Doch der Kampf gegen Diskriminierung und für die vollständige Trennung von Religion und Staat hat auch unterhaltsamere Seiten: Zu Jahresbeginn erfreute Hendersons Mitstreiter Christopfer Schaeffer Medien weltweit damit, dass er seinen Amtseid als Stadtrat in Pomfret im US-Bundesstaat New York mit Nudelsieb auf dem Kopf ablegte. Ebenso erscheint der österreichische Politiker Niko Alm auf dem Passfoto seines Führerscheins.

In Templin schwelt derweil ein Kalter Krieg der Religionen. "Das sind doch keine Gottesdienste, was die machen, das ist Zirkus", empört sich der evangelische Pfarrer. Die Baptisten beklagen die "Aggressivität" der pastafarianistischen Kirchenkritik, die Katholiken den angeblichen missionarischen Eifer der Nudelmonster-Anbeter. Die Straßenmeisterei schraubten die Schilder hastig ab, als die BBC und sogar chinesische Medien berichteten, Genehmigung hin oder her.

Er will nicht mehr, aber auch nicht weniger, als etablierten Religionen zusteht

Den ebenso streitbaren wie penetrant korrekten Rüdiger Weida alias "Bruder Spaghettus" ficht das nicht an. Er hat neue Schilder besorgt und angeschraubt, dieses Mal exakt so breit wie die anderen. "Eigentlich hatte ich das von Anfang an so geplant und erst beim Anschrauben gemerkt, unsere Schilder waren größer", schreibt Weida auf der Pastafari-Website entschuldigend.

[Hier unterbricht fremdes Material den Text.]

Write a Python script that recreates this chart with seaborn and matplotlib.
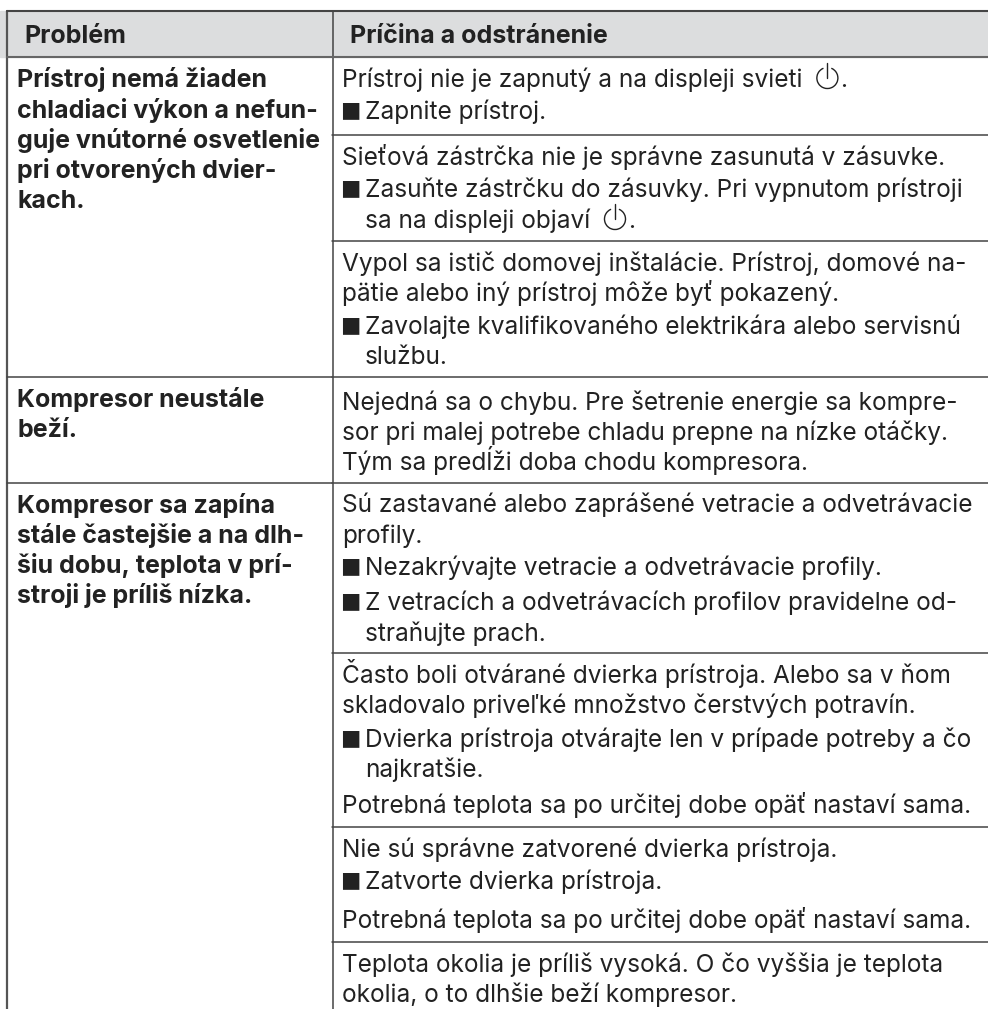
import matplotlib
matplotlib.use("Agg")
import matplotlib.pyplot as plt
from matplotlib.patches import Arc
import seaborn as sns

sns.set_theme(style="white")
plt.rcParams['font.family'] = ['Inter', 'DejaVu Sans']

# Text of the table
header = ["Problém", "Príčina a odstránenie"]

problem_1 = ["Prístroj nemá žiaden", "chladiaci výkon a nefun-", "guje vnútorné osvetlenie",
             "pri otvorených dvier-", "kach."]
problem_2 = ["Kompresor neustále", "beží."]
problem_3 = ["Kompresor sa zapína", "stále častejšie a na dlh-", "šiu dobu, teplota v prí-",
             "stroji je príliš nízka."]

# kind: 0 plain, 1 bullet, 2 continuation of a bullet; @ is the power sign
cause_1 = [(0, "Prístroj nie je zapnutý a na displeji svieti @."), (1, "Zapnite prístroj.")]
cause_2 = [(0, "Sieťová zástrčka nie je správne zasunutá v zásuvke."),
           (1, "Zasuňte zástrčku do zásuvky. Pri vypnutom prístroji"),
           (2, "sa na displeji objaví @.")]
cause_3 = [(0, "Vypol sa istič domovej inštalácie. Prístroj, domové na-"),
           (0, "pätie alebo iný prístroj môže byť pokazený."),
           (1, "Zavolajte kvalifikovaného elektrikára alebo servisnú"),
           (2, "službu.")]
cause_4 = [(0, "Nejedná sa o chybu. Pre šetrenie energie sa kompre-"),
           (0, "sor pri malej potrebe chladu prepne na nízke otáčky."),
           (0, "Tým sa predĺži doba chodu kompresora.")]
cause_5 = [(0, "Sú zastavané alebo zaprášené vetracie a odvetrávacie"),
           (0, "profily."),
           (1, "Nezakrývajte vetracie a odvetrávacie profily."),
           (1, "Z vetracích a odvetrávacích profilov pravidelne od-"),
           (2, "straňujte prach.")]
cause_6 = [(0, "Často boli otvárané dvierka prístroja. Alebo sa v ňom"),
           (0, "skladovalo priveľké množstvo čerstvých potravín."),
           (1, "Dvierka prístroja otvárajte len v prípade potreby a čo"),
           (2, "najkratšie."),
           (0, "Potrebná teplota sa po určitej dobe opäť nastaví sama.")]
cause_7 = [(0, "Nie sú správne zatvorené dvierka prístroja."),
           (1, "Zatvorte dvierka prístroja."),
           (0, "Potrebná teplota sa po určitej dobe opäť nastaví sama.")]
cause_8 = [(0, "Teplota okolia je príliš vysoká. O čo vyššia je teplota"),
           (0, "okolia, o to dlhšie beží kompresor.")]

causes = [cause_1, cause_2, cause_3, cause_4, cause_5, cause_6, cause_7, cause_8]
problems = [problem_1, problem_2, problem_3]

# layout in pixels, measured line by line
cause_base = [[87, 119], [165, 197, 228], [271, 301, 334, 364], [410, 440, 470],
              [512, 543, 575, 610, 641], [683, 713, 747, 777, 813], [857, 889, 928], [972, 1002]]
problem_base = [[87, 118, 148, 178, 208], [407, 437], [513, 543, 573, 603]]
cause_rules = [135, 241, 377, 483, 653, 827, 942]
problem_rules = [377, 483]

INK = "#222222"
RULE = "#444444"
FS = 17.6
FS_BOLD = 18

fig, ax = plt.subplots(figsize=(9.88, 10.09), dpi=100)
fig.subplots_adjust(0, 0, 1, 1)
ax.set_xlim(0, 988)
ax.set_ylim(1009, 0)
ax.axis("off")

# header band and frame
ax.axhspan(11, 57, color="#dcddde", zorder=0)
ax.plot([7, 7], [11, 1009], color="#555555", lw=1.6)
ax.plot([332.5, 332.5], [11, 1009], color=RULE, lw=1.1)
ax.plot([7, 988], [11, 11], color="#444444", lw=1.5)
ax.plot([7, 988], [57, 57], color="#666666", lw=1.5)
ax.text(24, 43, header[0], fontsize=FS_BOLD, fontweight="bold", color=INK)
ax.text(350, 43, header[1], fontsize=FS_BOLD, fontweight="bold", color=INK)

for ry in cause_rules:
    ax.plot([332, 988], [ry, ry], color=RULE, lw=1.1)
for ry in problem_rules:
    ax.plot([7, 332], [ry, ry], color=RULE, lw=1.1)


def power_icon(x, base):
    ax.add_patch(Arc((x, base - 9), 21, 21, theta1=-68, theta2=248, color=INK, lw=1.0))
    ax.plot([x, x], [base - 24, base - 9], color=INK, lw=1.0)


renderer = fig.canvas.get_renderer()
for cell, bases in zip(causes, cause_base):
    for (kind, line), base in zip(cell, bases):
        x = 342
        if kind == 1:
            ax.text(340.5, base - 2.5, "■", fontsize=15.5, color=INK, family="DejaVu Sans")
        if kind in (1, 2):
            x = 365
        parts = line.split("@")
        t = ax.text(x, base, parts[0], fontsize=FS, color=INK)
        if len(parts) > 1:
            end = t.get_window_extent(renderer).x1
            power_icon(end + 18, base)
            ax.text(end + 31, base, parts[1], fontsize=FS, color=INK)

for lines, bases in zip(problems, problem_base):
    for line, base in zip(lines, bases):
        ax.text(17, base, line, fontsize=FS_BOLD, fontweight="bold", color=INK)

fig.savefig("out.png", dpi=100)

Er will für seine anerkannte Weltanschauungsgemeinschaft ja nicht mehr, als den etablierten Religionen zusteht. Aber eben auch nicht weniger. So ungewohnt und anstrengend das ist. Kompromissbereit ist Weida aber durchaus. Ab nächster Woche sollen die Nudelmessen-Schilder an separaten Masten hängen. Bis dahin hängen sie an den Masten, an denen Templin auf seine Städtepartnerschaften hin weist.

Fundamentalismus liegt Weida schließlich fern. Seltsam liest sich aber seine Reaktion darauf, dass einige seiner Hinweisschilder zwischenzeitlich beschmiert wurden. "Wird die religiös motivierte Gewalt gegen uns zunehmen?" fragt er auf seiner Website in Schriftorm, wobei ironische Untertöne bekanntermaßen verloren gehen. "Werden bald Steine in unsere Fenster fliegen oder wir gar persönlich angegriffen werden?"

Naja, vielleicht war einfach seine letzte Portion Sauce schlecht.